Begin Supplied information

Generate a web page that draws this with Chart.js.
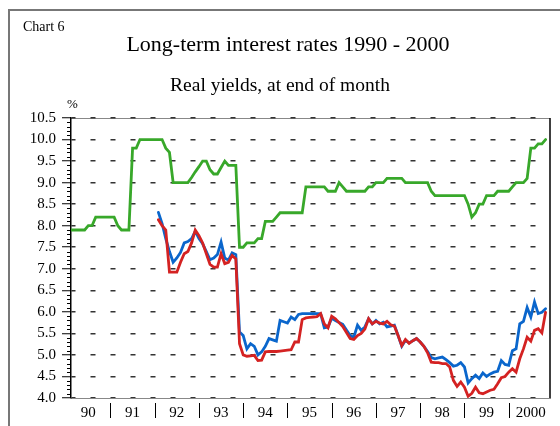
<!DOCTYPE html>
<html>
<head>
<meta charset="utf-8">
<script src="https://cdn.jsdelivr.net/npm/chart.js@4"></script>
<style>
  html, body { margin: 0; padding: 0; background: #fff; }
  canvas { display: block; }
</style>
</head>
<body>
<canvas id="rates-chart" width="560" height="426"></canvas>
<script>
// months counted from Jan 1990 (1) to Oct 2000 (130)
const yearLabels = ['90', '91', '92', '93', '94', '95', '96', '97', '98', '99', '2000'];
const yTicks = [4.0, 4.5, 5.0, 5.5, 6.0, 6.5, 7.0, 7.5, 8.0, 8.5, 9.0, 9.5, 10.0, 10.5];

const greenVals = [
  7.9, 7.9, 7.9, 7.9, 7.9, 8.0, 8.0, 8.2, 8.2, 8.2, 8.2, 8.2,
  8.2, 8.0, 7.9, 7.9, 7.9, 9.8, 9.8, 10.0, 10.0, 10.0, 10.0, 10.0,
  10.0, 10.0, 9.8, 9.7, 9.0, 9.0, 9.0, 9.0, 9.0, 9.12, 9.25, 9.37,
  9.5, 9.5, 9.3, 9.2, 9.2, 9.35, 9.5, 9.4, 9.4, 9.4, 7.5, 7.5,
  7.6, 7.6, 7.6, 7.7, 7.7, 8.1, 8.1, 8.1, 8.2, 8.3, 8.3, 8.3,
  8.3, 8.3, 8.3, 8.3, 8.9, 8.9, 8.9, 8.9, 8.9, 8.9, 8.8, 8.8,
  8.8, 9.0, 8.9, 8.8, 8.8, 8.8, 8.8, 8.8, 8.8, 8.9, 8.9, 9.0,
  9.0, 9.0, 9.1, 9.1, 9.1, 9.1, 9.1, 9.0, 9.0, 9.0, 9.0, 9.0,
  9.0, 9.0, 8.8, 8.7, 8.7, 8.7, 8.7, 8.7, 8.7, 8.7, 8.7, 8.7,
  8.5, 8.2, 8.3, 8.5, 8.5, 8.7, 8.7, 8.7, 8.8, 8.8, 8.8, 8.8,
  8.9, 9.0, 9.0, 9.0, 9.1, 9.8, 9.8, 9.9, 9.9, 10.0
];

const blueVals = [
  null, null, null, null, null, null, null, null, null, null, null, null,
  null, null, null, null, null, null, null, null, null, null, null, null,
  8.31, 8.05, 7.7, 7.4, 7.15, 7.25, 7.38, 7.6, 7.63, 7.7, 7.87, 7.7,
  7.58, 7.4, 7.21, 7.25, 7.33, 7.62, 7.25, 7.2, 7.37, 7.33, 5.53, 5.45,
  5.14, 5.26, 5.2, 5.0, 5.07, 5.2, 5.38, 5.35, 5.32, 5.8, 5.77, 5.74,
  5.88, 5.82, 5.94, 5.96, 5.96, 5.96, 5.96, 5.96, 5.96, 5.63, 5.65, 5.85,
  5.8, 5.75, 5.71, 5.58, 5.45, 5.41, 5.69, 5.57, 5.65, 5.84, 5.72, 5.8,
  5.72, 5.76, 5.65, 5.67, 5.69, 5.45, 5.2, 5.34, 5.28, 5.33, 5.38, 5.3,
  5.2, 5.08, 4.94, 4.91, 4.93, 4.95, 4.89, 4.82, 4.74, 4.76, 4.82, 4.72,
  4.35, 4.45, 4.53, 4.45, 4.58, 4.5, 4.56, 4.6, 4.62, 4.87, 4.78, 4.76,
  5.1, 5.14, 5.72, 5.78, 6.1, 5.88, 6.23, 5.96, 5.99, 6.07
];

const redVals = [
  null, null, null, null, null, null, null, null, null, null, null, null,
  null, null, null, null, null, null, null, null, null, null, null, null,
  8.14, 8.0, 7.9, 6.92, 6.92, 6.92, 7.15, 7.35, 7.4, 7.6, 7.9, 7.77,
  7.6, 7.35, 7.1, 7.04, 7.04, 7.35, 7.12, 7.15, 7.31, 7.23, 5.26, 5.0,
  4.97, 4.98, 4.99, 4.87, 4.88, 5.07, 5.08, 5.08, 5.08, 5.09, 5.1, 5.11,
  5.12, 5.3, 5.3, 5.82, 5.86, 5.87, 5.88, 5.89, 5.96, 5.72, 5.63, 5.9,
  5.84, 5.75, 5.66, 5.52, 5.38, 5.36, 5.45, 5.5, 5.6, 5.84, 5.72, 5.78,
  5.74, 5.72, 5.78, 5.7, 5.67, 5.45, 5.22, 5.36, 5.27, 5.33, 5.38, 5.3,
  5.2, 5.05, 4.83, 4.82, 4.82, 4.8, 4.8, 4.72, 4.41, 4.27, 4.37, 4.25,
  4.04, 4.11, 4.25, 4.12, 4.1, 4.14, 4.18, 4.2, 4.33, 4.47, 4.5, 4.6,
  4.68, 4.6, 4.91, 5.14, 5.41, 5.32, 5.57, 5.61, 5.51, 5.99
];

const toPoints = vals => vals.map((v, i) => ({ x: i + 1, y: v }));
const serif = 'Liberation Serif, Times New Roman, serif';

// frame, titles, year separators and minor ticks
const decor = {
  id: 'decor',
  beforeDraw(chart) {
    const { ctx, chartArea: a } = chart;
    ctx.save();
    ctx.strokeStyle = '#777';
    ctx.lineWidth = 2;
    ctx.beginPath();
    ctx.moveTo(9, 426);
    ctx.lineTo(9, 10);
    ctx.lineTo(560, 10);
    ctx.stroke();

    ctx.strokeStyle = '#888';
    ctx.lineWidth = 1;
    ctx.beginPath();
    ctx.moveTo(a.left, a.top + 0.5);
    ctx.lineTo(a.right, a.top + 0.5);
    ctx.stroke();
    ctx.restore();
  },
  afterDraw(chart) {
    const { ctx, chartArea: a, scales } = chart;
    const x = scales.x, y = scales.y;
    ctx.save();
    ctx.fillStyle = '#000';
    ctx.textBaseline = 'alphabetic';
    ctx.font = '14px ' + serif;
    ctx.textAlign = 'left';
    ctx.fillText('Chart 6', 23, 31);
    ctx.font = '22px ' + serif;
    ctx.textAlign = 'center';
    ctx.fillText('Long-term interest rates 1990 - 2000', 288, 51);
    ctx.font = '19.5px ' + serif;
    ctx.fillText('Real yields, at end of month', 280, 91);
    ctx.font = '13px ' + serif;
    ctx.textAlign = 'left';
    ctx.fillText('%', 67, 108);

    ctx.strokeStyle = '#000';
    ctx.lineWidth = 1.5;
    ctx.beginPath();
    ctx.moveTo(a.right, a.top);
    ctx.lineTo(a.right, a.bottom);
    ctx.stroke();

    ctx.lineWidth = 1;
    ctx.beginPath();
    for (let k = 1; k < yearLabels.length; k++) {
      const px = Math.round(x.getPixelForValue(12 * k)) + 0.5;
      ctx.moveTo(px, a.bottom + 5);
      ctx.lineTo(px, a.bottom + 20);
    }
    for (let t = 40; t <= 105; t++) {
      if (t % 5 === 0) continue;
      const py = Math.round(y.getPixelForValue(t / 10)) + 0.5;
      ctx.moveTo(a.left - 4, py);
      ctx.lineTo(a.left, py);
    }
    ctx.stroke();
    ctx.restore();
  }
};

new Chart(document.getElementById('rates-chart'), {
  type: 'line',
  data: {
    datasets: [
      { label: 'red', data: toPoints(redVals), borderColor: '#d42222', borderWidth: 2.8 },
      { label: 'blue', data: toPoints(blueVals), borderColor: '#0a66cc', borderWidth: 2.8 },
      { label: 'green', data: toPoints(greenVals), borderColor: '#38a82a', borderWidth: 2.8 },
    ],
  },
  options: {
    responsive: false,
    animation: false,
    spanGaps: false,
    elements: { point: { radius: 0 }, line: { tension: 0, borderCapStyle: 'round' } },
    layout: { padding: { top: 118, right: 10, bottom: 0, left: 0 } },
    plugins: { legend: { display: false }, tooltip: { enabled: false } },
    scales: {
      x: {
        type: 'linear',
        min: 1.3,
        max: 131.2,
        afterBuildTicks: axis => {
          axis.ticks = yearLabels.map((_, i) => ({ value: 12 * i + 6 }));
        },
        afterFit: axis => { axis.height = 28; },
        grid: { display: false, drawTicks: false },
        border: { display: true, color: '#888', width: 1 },
        ticks: {
          autoSkip: false,
          maxRotation: 0,
          padding: 6,
          color: '#000',
          font: { family: serif, size: 15 },
          callback: v => yearLabels[Math.round((v - 6) / 12)],
        },
      },
      y: {
        min: 4,
        max: 10.5,
        afterBuildTicks: axis => {
          axis.ticks = yTicks.map(v => ({ value: v }));
        },
        afterFit: axis => { axis.width = 71; },
        grid: { color: '#333', lineWidth: 1.5, tickColor: '#000', tickWidth: 1, tickLength: 9 },
        border: { display: true, color: '#000', width: 1.5, dash: [5, 15], dashOffset: 1 },
        ticks: {
          padding: 6,
          color: '#000',
          font: { family: serif, size: 15 },
          callback: v => v.toFixed(1),
        },
      },
    },
  },
  plugins: [decor],
});
</script>
</body>
</html>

End Supplied information

*What you will do*
Write out each line of the listing above, exactly, from its first line to the line holding "9.5, 10.0, 10.5];", inclusive. Skip the pictures.

*Output for this exercise*
Generate a web page that draws this with Chart.js.
<!DOCTYPE html>
<html>
<head>
<meta charset="utf-8">
<script src="https://cdn.jsdelivr.net/npm/chart.js@4"></script>
<style>
  html, body { margin: 0; padding: 0; background: #fff; }
  canvas { display: block; }
</style>
</head>
<body>
<canvas id="rates-chart" width="560" height="426"></canvas>
<script>
// months counted from Jan 1990 (1) to Oct 2000 (130)
const yearLabels = ['90', '91', '92', '93', '94', '95', '96', '97', '98', '99', '2000'];
const yTicks = [4.0, 4.5, 5.0, 5.5, 6.0, 6.5, 7.0, 7.5, 8.0, 8.5, 9.0, 9.5, 10.0, 10.5];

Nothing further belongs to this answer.